---------- Data shown

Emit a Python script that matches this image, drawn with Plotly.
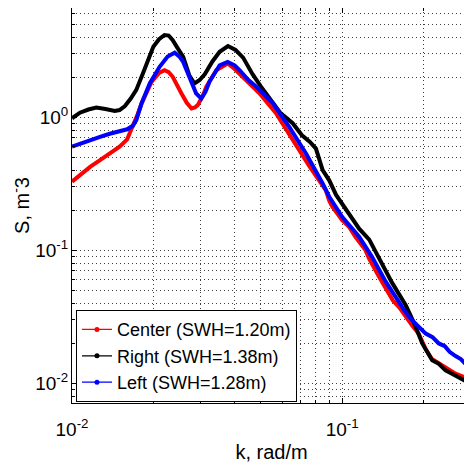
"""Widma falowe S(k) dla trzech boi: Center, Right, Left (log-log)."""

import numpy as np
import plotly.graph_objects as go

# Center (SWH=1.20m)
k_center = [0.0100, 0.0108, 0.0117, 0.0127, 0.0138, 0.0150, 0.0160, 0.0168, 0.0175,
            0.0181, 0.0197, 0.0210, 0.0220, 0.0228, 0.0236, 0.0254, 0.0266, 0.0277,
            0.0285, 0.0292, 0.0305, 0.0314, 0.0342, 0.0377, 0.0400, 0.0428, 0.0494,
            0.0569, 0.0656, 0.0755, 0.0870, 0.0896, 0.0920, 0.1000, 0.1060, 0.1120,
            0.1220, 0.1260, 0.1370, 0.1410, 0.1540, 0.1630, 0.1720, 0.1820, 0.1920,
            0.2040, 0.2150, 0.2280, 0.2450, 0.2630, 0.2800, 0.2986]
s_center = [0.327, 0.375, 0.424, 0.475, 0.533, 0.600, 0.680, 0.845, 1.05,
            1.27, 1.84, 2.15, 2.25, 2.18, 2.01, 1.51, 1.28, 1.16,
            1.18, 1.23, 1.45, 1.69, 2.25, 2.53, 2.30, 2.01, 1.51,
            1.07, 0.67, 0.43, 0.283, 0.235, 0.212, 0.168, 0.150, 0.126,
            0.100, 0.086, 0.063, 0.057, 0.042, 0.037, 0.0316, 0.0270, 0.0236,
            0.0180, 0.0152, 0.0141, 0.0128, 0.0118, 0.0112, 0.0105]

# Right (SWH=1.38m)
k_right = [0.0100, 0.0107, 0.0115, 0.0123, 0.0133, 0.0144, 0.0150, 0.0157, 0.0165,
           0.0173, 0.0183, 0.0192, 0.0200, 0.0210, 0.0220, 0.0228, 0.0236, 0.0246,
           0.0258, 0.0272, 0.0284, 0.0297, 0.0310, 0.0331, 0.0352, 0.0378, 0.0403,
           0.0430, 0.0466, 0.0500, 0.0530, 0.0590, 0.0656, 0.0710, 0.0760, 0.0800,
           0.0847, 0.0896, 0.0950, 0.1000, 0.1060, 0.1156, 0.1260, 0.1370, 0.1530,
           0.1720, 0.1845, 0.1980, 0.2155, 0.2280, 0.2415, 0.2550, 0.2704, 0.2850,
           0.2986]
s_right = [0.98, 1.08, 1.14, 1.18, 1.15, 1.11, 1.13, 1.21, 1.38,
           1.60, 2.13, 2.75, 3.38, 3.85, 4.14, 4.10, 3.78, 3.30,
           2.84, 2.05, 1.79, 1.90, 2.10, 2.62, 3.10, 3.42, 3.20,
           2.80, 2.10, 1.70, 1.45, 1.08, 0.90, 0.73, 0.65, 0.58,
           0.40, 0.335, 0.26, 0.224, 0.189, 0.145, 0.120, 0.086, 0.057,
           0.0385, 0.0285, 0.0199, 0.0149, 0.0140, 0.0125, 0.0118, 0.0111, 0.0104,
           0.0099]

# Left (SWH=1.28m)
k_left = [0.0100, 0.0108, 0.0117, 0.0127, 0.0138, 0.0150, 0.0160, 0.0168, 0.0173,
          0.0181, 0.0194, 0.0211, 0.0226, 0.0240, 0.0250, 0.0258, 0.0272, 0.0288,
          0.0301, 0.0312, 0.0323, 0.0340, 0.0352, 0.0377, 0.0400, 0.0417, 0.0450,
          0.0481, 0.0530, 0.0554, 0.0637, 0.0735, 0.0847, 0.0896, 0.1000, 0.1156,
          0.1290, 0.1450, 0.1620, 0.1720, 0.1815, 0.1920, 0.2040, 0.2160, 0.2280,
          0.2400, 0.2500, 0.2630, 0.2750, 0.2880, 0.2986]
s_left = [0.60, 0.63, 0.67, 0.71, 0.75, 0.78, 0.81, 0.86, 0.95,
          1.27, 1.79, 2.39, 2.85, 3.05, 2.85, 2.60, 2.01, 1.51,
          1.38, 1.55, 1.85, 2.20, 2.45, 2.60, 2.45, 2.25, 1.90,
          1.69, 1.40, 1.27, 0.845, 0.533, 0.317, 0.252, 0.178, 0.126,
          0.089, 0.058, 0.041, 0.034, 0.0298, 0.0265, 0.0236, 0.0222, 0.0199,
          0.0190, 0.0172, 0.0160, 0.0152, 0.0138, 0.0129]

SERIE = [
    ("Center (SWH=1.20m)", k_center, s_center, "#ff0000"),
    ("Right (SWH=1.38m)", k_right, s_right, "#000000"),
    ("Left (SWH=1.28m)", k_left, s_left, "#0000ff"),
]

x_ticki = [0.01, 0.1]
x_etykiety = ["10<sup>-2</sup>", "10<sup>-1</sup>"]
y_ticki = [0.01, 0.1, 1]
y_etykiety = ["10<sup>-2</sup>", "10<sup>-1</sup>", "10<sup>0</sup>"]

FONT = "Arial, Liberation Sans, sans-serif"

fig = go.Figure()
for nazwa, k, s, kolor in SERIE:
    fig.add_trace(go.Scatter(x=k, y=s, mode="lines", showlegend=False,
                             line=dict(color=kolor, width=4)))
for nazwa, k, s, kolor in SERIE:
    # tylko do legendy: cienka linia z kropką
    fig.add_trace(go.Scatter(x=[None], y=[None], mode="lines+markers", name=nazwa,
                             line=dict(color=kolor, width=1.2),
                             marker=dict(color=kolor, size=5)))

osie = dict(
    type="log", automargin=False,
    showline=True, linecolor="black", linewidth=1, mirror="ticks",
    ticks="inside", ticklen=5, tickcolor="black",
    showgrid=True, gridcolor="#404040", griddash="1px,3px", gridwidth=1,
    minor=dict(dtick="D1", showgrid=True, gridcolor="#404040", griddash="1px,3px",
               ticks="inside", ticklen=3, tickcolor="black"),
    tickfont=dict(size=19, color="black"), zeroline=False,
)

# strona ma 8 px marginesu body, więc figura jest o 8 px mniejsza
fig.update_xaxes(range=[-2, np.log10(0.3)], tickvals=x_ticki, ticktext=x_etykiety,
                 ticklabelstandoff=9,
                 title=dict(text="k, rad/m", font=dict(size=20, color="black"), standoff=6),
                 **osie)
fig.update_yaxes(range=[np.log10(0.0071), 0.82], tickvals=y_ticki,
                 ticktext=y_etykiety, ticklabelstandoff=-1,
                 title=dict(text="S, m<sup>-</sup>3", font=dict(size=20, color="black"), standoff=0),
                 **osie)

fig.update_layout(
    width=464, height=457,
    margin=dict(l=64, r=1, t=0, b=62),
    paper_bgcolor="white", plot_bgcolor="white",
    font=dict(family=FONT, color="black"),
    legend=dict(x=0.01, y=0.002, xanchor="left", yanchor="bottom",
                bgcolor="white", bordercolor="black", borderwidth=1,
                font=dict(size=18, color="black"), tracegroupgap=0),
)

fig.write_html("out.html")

--------------------
---------- Data shown

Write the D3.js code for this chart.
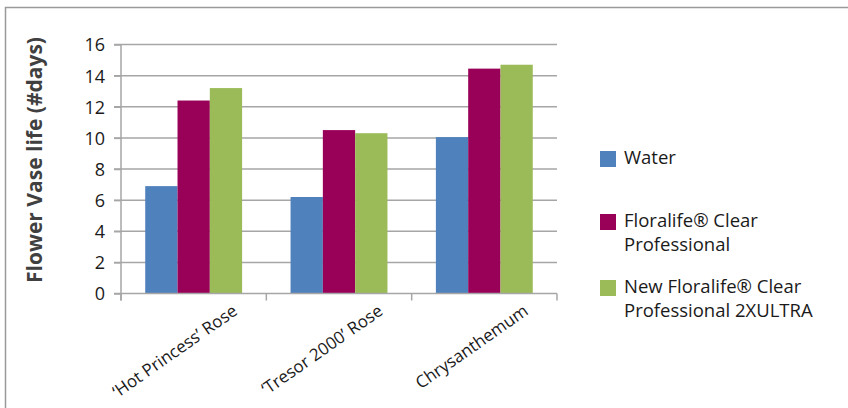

--------------------

Keep to the stretch from the line containing "Emit a Python" through the line containing "import plotly.graph_objects as go", both ends included, and copy it exactly from the listing above, minus the pictures.

Emit a Python script that matches this image, drawn with Plotly.
"""Widma falowe S(k) dla trzech boi: Center, Right, Left (log-log)."""

import numpy as np
import plotly.graph_objects as go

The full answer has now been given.